======== RECORDS PROVIDED ========

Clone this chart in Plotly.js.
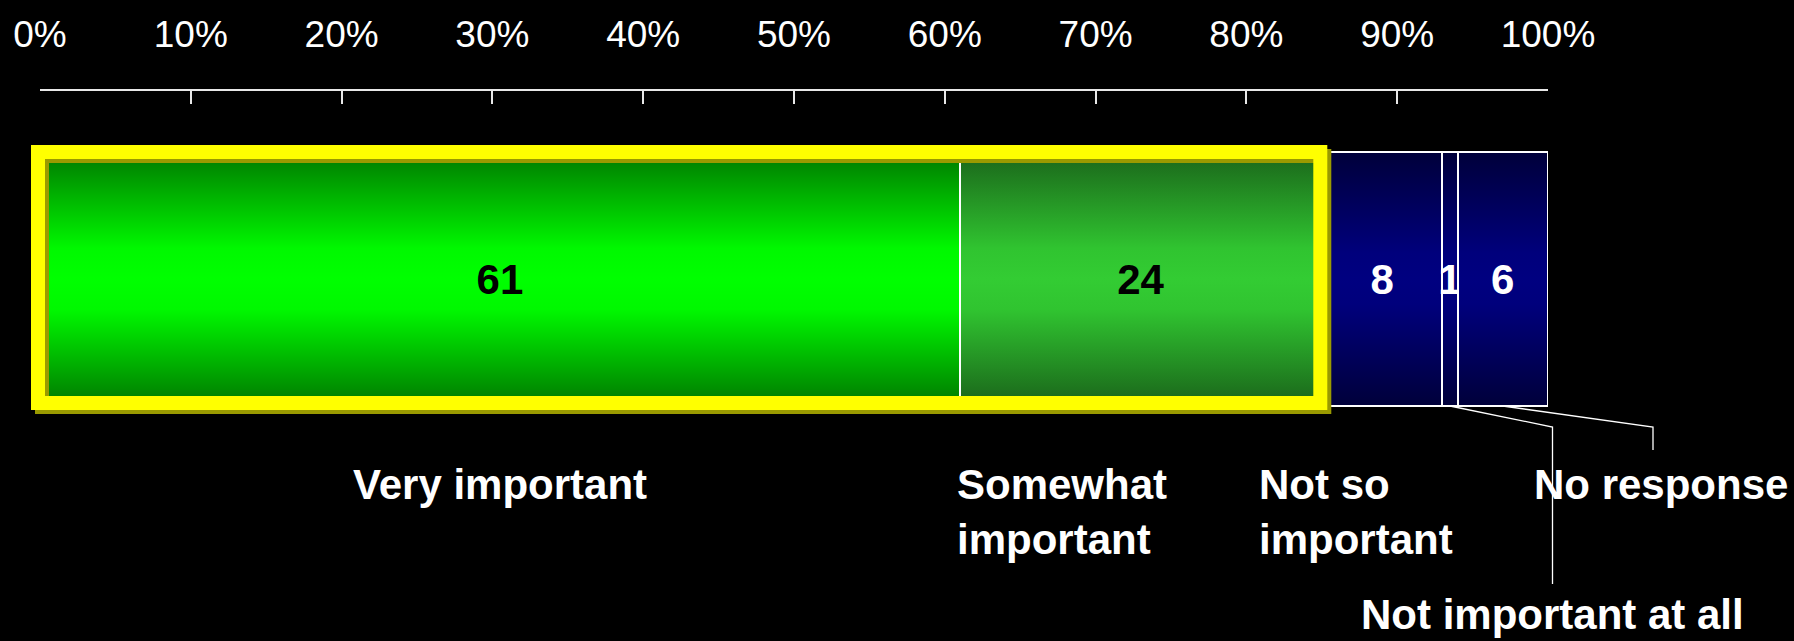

========
======== RECORDS PROVIDED ========

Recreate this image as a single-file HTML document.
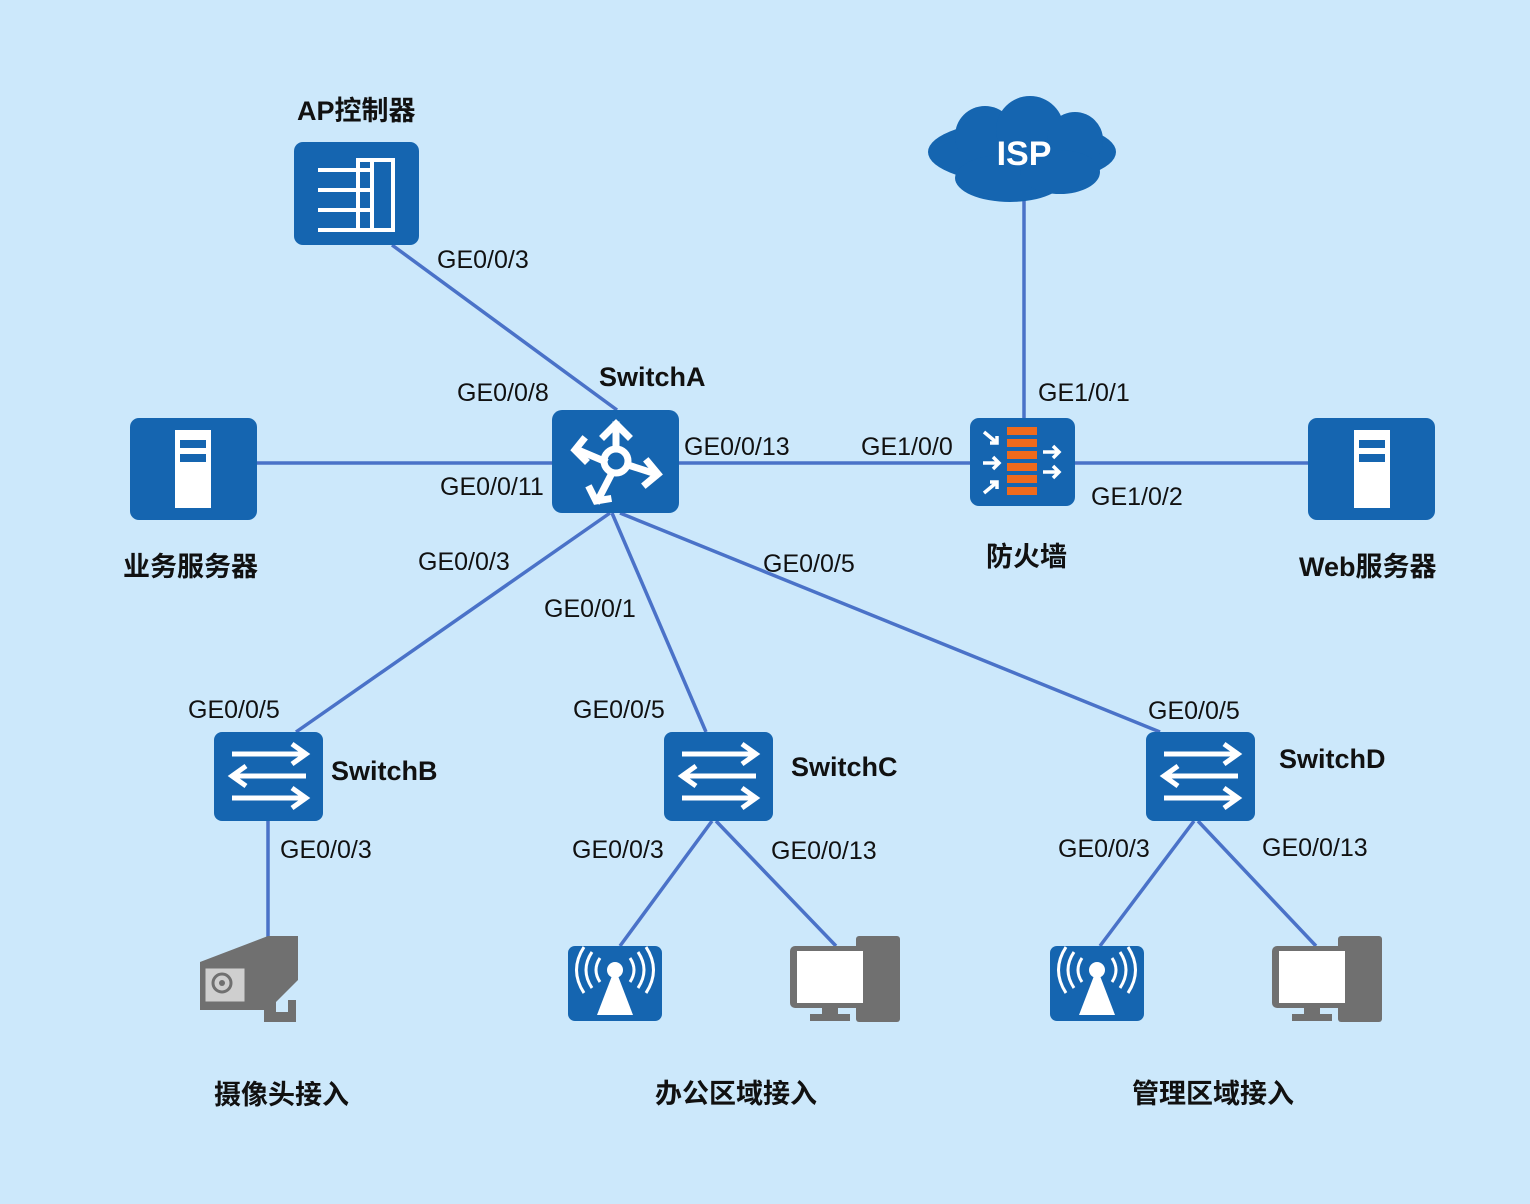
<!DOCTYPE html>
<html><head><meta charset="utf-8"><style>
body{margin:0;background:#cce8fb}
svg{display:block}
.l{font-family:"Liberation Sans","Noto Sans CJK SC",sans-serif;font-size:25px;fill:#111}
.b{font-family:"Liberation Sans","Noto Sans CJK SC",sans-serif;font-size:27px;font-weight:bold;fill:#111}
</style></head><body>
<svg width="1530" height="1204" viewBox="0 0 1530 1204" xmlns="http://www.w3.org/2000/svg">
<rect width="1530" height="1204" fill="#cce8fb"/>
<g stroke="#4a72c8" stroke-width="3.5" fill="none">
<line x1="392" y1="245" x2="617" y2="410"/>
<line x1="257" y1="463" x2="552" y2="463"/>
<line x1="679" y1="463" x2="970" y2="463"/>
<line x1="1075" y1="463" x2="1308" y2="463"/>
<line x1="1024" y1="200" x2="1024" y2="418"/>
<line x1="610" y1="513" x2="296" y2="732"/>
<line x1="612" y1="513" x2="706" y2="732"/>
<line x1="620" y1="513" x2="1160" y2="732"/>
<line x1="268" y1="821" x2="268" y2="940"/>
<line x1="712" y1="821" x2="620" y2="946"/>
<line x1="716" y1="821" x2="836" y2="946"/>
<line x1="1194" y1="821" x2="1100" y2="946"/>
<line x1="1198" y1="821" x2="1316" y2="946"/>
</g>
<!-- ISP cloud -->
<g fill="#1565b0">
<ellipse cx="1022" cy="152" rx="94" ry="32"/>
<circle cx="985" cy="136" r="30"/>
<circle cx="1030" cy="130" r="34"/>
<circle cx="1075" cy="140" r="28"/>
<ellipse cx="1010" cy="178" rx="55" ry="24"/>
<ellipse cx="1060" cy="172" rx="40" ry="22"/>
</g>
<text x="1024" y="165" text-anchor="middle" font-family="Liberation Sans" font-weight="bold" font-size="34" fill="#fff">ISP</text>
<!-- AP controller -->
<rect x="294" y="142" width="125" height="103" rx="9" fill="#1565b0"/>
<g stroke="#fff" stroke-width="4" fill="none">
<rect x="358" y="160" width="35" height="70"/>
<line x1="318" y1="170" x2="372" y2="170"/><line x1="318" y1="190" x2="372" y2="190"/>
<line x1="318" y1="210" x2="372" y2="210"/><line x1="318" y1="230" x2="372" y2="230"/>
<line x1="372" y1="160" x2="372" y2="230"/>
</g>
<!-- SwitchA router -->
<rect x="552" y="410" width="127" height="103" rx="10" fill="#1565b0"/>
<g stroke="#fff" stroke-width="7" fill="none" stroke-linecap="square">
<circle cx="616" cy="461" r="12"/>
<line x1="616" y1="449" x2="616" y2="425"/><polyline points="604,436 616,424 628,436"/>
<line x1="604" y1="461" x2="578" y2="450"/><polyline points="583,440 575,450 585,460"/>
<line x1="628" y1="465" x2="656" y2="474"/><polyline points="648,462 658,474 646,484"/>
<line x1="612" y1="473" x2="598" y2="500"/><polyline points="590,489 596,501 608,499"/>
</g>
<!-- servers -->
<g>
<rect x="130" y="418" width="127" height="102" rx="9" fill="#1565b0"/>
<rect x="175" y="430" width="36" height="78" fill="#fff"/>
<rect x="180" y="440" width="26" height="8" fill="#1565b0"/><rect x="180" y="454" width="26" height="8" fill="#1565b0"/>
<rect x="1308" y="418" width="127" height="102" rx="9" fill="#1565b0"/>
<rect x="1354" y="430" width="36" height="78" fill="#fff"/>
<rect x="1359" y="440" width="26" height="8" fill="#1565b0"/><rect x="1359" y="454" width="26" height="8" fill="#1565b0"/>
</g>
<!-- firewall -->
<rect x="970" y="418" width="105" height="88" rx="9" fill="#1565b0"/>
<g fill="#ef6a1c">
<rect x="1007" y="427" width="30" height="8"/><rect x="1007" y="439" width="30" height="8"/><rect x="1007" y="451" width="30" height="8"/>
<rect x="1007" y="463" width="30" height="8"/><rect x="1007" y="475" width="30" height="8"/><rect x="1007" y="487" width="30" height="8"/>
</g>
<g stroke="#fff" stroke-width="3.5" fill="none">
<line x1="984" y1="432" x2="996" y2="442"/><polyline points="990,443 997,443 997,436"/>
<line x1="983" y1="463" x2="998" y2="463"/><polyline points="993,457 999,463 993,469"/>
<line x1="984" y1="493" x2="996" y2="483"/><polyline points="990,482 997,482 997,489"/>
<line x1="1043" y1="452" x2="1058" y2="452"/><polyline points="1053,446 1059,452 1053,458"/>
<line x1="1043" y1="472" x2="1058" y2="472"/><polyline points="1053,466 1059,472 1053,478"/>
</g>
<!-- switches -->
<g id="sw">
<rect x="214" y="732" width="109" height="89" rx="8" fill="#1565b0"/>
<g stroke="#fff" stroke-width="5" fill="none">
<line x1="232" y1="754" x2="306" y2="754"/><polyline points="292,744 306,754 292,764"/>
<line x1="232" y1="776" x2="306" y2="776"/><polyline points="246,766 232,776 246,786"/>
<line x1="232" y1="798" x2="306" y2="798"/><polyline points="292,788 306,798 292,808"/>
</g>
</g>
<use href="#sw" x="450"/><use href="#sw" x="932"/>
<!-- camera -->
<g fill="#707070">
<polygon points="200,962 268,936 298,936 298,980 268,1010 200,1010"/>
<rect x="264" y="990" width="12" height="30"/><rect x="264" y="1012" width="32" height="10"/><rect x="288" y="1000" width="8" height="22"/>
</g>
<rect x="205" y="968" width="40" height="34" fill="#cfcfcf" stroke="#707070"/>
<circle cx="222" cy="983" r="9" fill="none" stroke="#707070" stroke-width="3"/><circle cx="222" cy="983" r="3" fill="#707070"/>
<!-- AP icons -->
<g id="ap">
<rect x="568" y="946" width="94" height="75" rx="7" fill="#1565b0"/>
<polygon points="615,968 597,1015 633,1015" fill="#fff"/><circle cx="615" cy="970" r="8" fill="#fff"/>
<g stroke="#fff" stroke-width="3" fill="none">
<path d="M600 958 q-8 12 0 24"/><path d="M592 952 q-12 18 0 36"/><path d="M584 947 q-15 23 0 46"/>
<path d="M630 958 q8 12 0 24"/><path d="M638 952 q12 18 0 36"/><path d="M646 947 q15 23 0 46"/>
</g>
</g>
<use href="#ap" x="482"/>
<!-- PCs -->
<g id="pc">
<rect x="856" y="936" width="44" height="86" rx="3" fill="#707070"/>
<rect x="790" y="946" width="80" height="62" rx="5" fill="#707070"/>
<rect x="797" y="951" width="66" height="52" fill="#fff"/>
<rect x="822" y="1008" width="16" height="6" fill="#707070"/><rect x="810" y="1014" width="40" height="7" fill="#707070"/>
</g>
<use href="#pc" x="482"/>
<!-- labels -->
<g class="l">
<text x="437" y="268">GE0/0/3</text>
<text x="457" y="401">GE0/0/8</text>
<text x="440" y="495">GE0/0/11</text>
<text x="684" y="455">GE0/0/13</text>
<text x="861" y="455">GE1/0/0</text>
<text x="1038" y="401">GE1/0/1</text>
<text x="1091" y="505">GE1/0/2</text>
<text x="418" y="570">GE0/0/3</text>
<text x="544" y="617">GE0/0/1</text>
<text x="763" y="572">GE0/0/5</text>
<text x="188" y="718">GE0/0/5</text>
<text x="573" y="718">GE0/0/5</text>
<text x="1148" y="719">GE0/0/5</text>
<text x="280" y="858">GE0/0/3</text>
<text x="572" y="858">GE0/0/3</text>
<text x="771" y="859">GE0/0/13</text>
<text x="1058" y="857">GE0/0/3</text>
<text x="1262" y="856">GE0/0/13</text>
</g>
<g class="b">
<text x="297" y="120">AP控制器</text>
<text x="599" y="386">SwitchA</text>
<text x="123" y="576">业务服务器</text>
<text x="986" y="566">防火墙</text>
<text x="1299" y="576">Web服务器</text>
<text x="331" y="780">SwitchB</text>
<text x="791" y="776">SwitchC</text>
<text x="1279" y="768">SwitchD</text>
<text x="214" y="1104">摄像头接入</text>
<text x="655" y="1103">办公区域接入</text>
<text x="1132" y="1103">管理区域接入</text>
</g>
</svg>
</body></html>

========

CHALLENGE
Collect every line from the records above that contains the word "this".

EXPECTED ANSWER
Clone this chart in Plotly.js.
Recreate this image as a single-file HTML document.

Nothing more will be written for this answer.